*Records for the task:*

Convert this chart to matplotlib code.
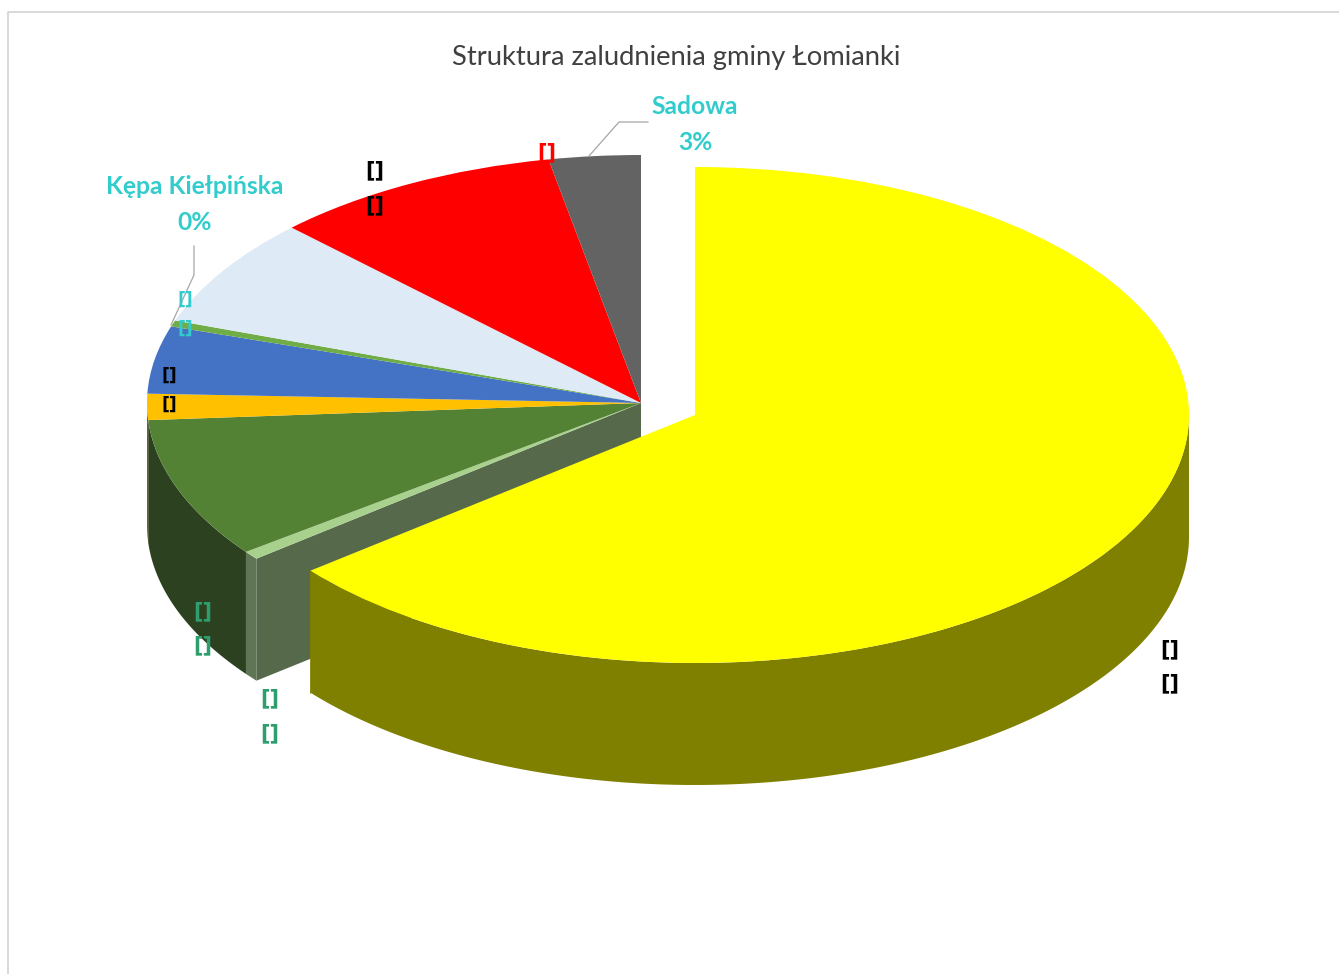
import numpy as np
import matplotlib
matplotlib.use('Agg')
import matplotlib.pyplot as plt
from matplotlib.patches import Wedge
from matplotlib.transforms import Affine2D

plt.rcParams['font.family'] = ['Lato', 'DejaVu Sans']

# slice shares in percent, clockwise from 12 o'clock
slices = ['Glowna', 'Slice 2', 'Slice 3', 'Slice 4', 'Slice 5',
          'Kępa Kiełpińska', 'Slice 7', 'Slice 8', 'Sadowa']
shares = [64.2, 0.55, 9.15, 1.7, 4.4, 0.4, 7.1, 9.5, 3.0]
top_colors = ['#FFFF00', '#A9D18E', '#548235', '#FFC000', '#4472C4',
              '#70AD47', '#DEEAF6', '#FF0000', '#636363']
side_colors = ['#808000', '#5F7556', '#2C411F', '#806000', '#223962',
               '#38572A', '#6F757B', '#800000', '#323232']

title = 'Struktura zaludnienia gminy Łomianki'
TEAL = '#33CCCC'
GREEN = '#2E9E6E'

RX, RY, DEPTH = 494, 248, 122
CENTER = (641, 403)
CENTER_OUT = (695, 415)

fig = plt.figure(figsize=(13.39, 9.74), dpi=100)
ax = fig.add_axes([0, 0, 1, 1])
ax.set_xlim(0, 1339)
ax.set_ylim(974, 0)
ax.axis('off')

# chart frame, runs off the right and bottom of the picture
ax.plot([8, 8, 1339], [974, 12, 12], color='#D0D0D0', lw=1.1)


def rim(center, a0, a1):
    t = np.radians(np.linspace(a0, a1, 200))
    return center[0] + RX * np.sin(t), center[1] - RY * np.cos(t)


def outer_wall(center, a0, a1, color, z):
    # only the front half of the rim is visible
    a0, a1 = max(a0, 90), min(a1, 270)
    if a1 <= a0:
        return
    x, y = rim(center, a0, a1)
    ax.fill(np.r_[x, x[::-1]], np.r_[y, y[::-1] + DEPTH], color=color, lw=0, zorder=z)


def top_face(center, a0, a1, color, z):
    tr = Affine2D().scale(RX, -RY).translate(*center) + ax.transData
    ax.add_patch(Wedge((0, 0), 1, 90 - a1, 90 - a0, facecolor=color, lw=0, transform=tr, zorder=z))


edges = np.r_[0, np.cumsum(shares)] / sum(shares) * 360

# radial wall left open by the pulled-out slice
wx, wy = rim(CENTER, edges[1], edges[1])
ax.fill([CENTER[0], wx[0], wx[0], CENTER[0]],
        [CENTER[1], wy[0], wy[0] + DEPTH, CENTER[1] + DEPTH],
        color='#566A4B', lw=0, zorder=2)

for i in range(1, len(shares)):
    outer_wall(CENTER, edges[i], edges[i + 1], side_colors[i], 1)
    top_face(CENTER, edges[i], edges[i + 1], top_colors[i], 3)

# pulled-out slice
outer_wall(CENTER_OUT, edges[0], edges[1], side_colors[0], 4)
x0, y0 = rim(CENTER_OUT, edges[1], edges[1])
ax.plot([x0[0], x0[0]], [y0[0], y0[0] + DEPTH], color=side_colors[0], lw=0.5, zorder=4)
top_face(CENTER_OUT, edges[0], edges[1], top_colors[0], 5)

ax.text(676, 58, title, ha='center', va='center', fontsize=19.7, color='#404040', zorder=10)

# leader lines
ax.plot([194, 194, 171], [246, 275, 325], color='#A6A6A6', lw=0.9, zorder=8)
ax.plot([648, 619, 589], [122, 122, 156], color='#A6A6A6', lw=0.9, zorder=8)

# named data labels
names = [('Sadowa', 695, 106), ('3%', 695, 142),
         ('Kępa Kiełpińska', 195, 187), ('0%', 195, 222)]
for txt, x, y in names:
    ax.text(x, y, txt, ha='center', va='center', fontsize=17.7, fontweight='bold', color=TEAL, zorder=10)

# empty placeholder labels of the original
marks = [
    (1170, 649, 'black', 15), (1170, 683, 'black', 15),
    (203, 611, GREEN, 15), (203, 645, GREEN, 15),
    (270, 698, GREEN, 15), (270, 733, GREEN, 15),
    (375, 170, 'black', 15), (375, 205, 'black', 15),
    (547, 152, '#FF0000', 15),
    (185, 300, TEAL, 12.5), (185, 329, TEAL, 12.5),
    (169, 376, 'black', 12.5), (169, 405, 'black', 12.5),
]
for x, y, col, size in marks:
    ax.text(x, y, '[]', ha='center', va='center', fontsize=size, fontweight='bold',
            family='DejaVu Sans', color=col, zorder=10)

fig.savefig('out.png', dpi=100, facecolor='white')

--

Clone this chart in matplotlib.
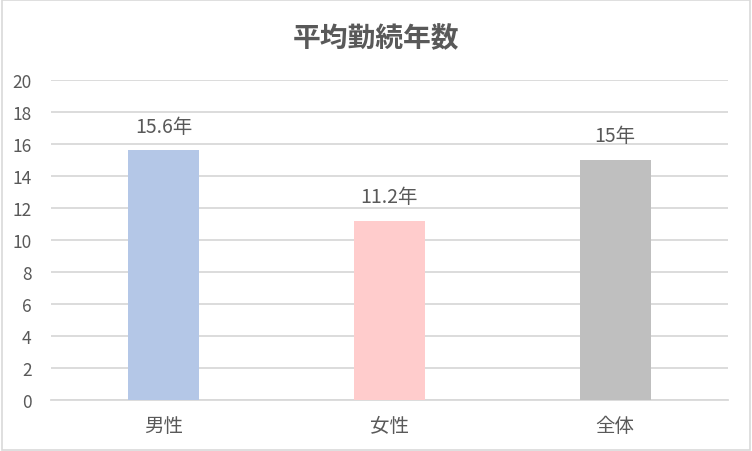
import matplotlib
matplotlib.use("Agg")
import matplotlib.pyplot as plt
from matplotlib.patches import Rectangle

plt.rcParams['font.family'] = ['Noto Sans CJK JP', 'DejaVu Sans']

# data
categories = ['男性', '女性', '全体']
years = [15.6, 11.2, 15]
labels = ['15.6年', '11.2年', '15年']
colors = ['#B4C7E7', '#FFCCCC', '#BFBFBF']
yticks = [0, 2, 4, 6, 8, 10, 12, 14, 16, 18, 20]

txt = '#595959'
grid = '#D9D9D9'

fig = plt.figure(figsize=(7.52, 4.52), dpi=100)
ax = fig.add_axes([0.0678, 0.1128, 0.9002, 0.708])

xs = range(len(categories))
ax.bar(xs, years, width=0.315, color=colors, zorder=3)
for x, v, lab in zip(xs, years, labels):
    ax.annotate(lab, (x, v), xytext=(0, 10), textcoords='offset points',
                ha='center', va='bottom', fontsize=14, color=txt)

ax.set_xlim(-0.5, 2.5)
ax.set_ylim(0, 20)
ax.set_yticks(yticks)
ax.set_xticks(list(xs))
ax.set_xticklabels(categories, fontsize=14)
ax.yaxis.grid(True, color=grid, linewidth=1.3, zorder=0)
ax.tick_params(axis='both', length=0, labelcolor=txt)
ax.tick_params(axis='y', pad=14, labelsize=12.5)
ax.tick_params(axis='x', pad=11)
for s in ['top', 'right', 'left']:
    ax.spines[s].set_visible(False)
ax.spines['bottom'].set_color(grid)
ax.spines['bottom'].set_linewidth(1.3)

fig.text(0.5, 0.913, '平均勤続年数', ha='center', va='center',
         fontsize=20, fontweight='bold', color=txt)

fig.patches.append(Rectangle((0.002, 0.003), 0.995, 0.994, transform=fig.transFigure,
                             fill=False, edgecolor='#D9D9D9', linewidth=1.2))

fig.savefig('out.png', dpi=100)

---

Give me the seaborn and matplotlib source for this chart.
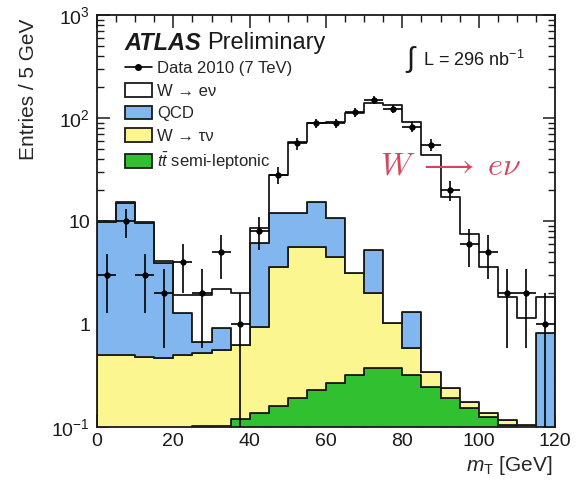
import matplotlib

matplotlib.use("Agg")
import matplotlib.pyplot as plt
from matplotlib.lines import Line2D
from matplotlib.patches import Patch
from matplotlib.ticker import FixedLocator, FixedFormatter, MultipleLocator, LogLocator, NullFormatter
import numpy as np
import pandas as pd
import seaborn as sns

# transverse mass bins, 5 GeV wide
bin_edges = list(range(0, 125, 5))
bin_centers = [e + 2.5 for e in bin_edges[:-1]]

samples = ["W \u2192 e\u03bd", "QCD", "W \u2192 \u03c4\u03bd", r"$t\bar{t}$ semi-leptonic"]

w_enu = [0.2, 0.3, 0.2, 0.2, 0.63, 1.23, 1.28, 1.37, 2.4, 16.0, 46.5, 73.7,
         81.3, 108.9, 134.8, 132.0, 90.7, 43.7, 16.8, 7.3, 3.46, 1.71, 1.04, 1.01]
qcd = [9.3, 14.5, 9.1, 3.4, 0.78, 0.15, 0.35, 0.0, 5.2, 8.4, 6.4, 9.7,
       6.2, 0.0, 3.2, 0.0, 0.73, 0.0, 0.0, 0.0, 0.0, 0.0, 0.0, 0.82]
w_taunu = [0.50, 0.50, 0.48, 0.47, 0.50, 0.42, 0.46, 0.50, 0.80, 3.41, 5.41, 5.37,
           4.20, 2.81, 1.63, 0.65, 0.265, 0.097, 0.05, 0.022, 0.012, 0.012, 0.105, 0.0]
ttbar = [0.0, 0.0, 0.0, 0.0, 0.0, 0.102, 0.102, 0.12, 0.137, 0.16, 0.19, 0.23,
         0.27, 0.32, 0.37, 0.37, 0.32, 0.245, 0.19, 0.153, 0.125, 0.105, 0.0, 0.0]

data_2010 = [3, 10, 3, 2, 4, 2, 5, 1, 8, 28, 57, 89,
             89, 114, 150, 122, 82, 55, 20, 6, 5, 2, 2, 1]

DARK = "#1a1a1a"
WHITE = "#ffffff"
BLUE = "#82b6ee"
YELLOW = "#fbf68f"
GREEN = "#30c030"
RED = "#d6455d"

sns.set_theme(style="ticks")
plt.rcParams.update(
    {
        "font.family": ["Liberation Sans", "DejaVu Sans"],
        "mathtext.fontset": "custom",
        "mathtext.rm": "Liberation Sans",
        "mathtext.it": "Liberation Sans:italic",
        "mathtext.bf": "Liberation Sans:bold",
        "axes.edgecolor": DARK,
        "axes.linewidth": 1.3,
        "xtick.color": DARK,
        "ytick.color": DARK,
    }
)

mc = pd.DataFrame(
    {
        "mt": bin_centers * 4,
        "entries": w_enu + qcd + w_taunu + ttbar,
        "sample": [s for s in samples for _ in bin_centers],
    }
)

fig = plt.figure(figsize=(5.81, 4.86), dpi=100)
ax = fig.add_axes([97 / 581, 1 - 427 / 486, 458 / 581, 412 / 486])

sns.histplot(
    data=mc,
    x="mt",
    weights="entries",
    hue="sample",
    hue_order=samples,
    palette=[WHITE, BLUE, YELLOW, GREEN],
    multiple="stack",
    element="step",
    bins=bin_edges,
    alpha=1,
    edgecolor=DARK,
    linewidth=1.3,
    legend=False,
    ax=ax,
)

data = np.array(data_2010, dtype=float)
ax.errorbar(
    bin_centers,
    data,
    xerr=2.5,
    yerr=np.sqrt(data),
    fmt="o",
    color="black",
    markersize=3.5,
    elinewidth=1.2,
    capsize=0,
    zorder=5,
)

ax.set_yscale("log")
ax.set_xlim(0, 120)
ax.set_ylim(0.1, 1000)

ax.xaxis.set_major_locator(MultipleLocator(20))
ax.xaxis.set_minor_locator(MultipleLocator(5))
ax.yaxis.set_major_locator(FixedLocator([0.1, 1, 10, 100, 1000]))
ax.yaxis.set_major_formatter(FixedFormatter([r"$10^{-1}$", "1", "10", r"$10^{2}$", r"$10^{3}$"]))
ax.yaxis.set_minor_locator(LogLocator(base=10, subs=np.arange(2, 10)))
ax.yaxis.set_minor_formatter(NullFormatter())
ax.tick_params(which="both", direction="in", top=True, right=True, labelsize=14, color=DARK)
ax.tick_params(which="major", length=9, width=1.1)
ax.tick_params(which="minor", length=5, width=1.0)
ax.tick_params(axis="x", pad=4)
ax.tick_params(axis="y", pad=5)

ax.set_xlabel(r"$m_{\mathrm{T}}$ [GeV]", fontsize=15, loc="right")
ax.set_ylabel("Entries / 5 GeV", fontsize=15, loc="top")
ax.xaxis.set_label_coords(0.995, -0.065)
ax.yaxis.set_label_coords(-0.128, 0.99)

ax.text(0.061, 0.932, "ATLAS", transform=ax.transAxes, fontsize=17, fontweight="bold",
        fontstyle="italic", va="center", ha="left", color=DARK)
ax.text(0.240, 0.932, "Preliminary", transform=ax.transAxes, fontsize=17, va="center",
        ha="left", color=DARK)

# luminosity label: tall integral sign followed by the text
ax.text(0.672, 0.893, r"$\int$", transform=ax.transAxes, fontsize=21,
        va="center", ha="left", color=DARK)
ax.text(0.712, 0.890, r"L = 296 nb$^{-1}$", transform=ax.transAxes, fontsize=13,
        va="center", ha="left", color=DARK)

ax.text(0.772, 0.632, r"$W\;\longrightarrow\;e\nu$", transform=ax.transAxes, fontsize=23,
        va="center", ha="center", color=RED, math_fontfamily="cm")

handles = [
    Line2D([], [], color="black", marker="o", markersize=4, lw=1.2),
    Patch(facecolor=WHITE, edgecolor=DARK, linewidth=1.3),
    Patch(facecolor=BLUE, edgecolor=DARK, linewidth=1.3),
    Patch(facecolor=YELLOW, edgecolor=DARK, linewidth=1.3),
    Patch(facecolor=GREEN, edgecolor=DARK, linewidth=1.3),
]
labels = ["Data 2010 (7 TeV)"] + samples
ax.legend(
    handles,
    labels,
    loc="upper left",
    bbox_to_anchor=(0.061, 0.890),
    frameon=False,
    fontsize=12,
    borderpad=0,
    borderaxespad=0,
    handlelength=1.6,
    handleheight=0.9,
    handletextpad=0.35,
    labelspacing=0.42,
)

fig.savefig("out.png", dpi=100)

*Objective:* Write out the lines running from the one that contains "Convert this chart to matplotlib code." through the one that contains "return center[0] +", ends included, and nothing else. Pictures stay out of the copy.

*Exercise response:*
Convert this chart to matplotlib code.
import numpy as np
import matplotlib
matplotlib.use('Agg')
import matplotlib.pyplot as plt
from matplotlib.patches import Wedge
from matplotlib.transforms import Affine2D

plt.rcParams['font.family'] = ['Lato', 'DejaVu Sans']

# slice shares in percent, clockwise from 12 o'clock
slices = ['Glowna', 'Slice 2', 'Slice 3', 'Slice 4', 'Slice 5',
          'Kępa Kiełpińska', 'Slice 7', 'Slice 8', 'Sadowa']
shares = [64.2, 0.55, 9.15, 1.7, 4.4, 0.4, 7.1, 9.5, 3.0]
top_colors = ['#FFFF00', '#A9D18E', '#548235', '#FFC000', '#4472C4',
              '#70AD47', '#DEEAF6', '#FF0000', '#636363']
side_colors = ['#808000', '#5F7556', '#2C411F', '#806000', '#223962',
               '#38572A', '#6F757B', '#800000', '#323232']

title = 'Struktura zaludnienia gminy Łomianki'
TEAL = '#33CCCC'
GREEN = '#2E9E6E'

RX, RY, DEPTH = 494, 248, 122
CENTER = (641, 403)
CENTER_OUT = (695, 415)

fig = plt.figure(figsize=(13.39, 9.74), dpi=100)
ax = fig.add_axes([0, 0, 1, 1])
ax.set_xlim(0, 1339)
ax.set_ylim(974, 0)
ax.axis('off')

# chart frame, runs off the right and bottom of the picture
ax.plot([8, 8, 1339], [974, 12, 12], color='#D0D0D0', lw=1.1)


def rim(center, a0, a1):
    t = np.radians(np.linspace(a0, a1, 200))
    return center[0] + RX * np.sin(t), center[1] - RY * np.cos(t)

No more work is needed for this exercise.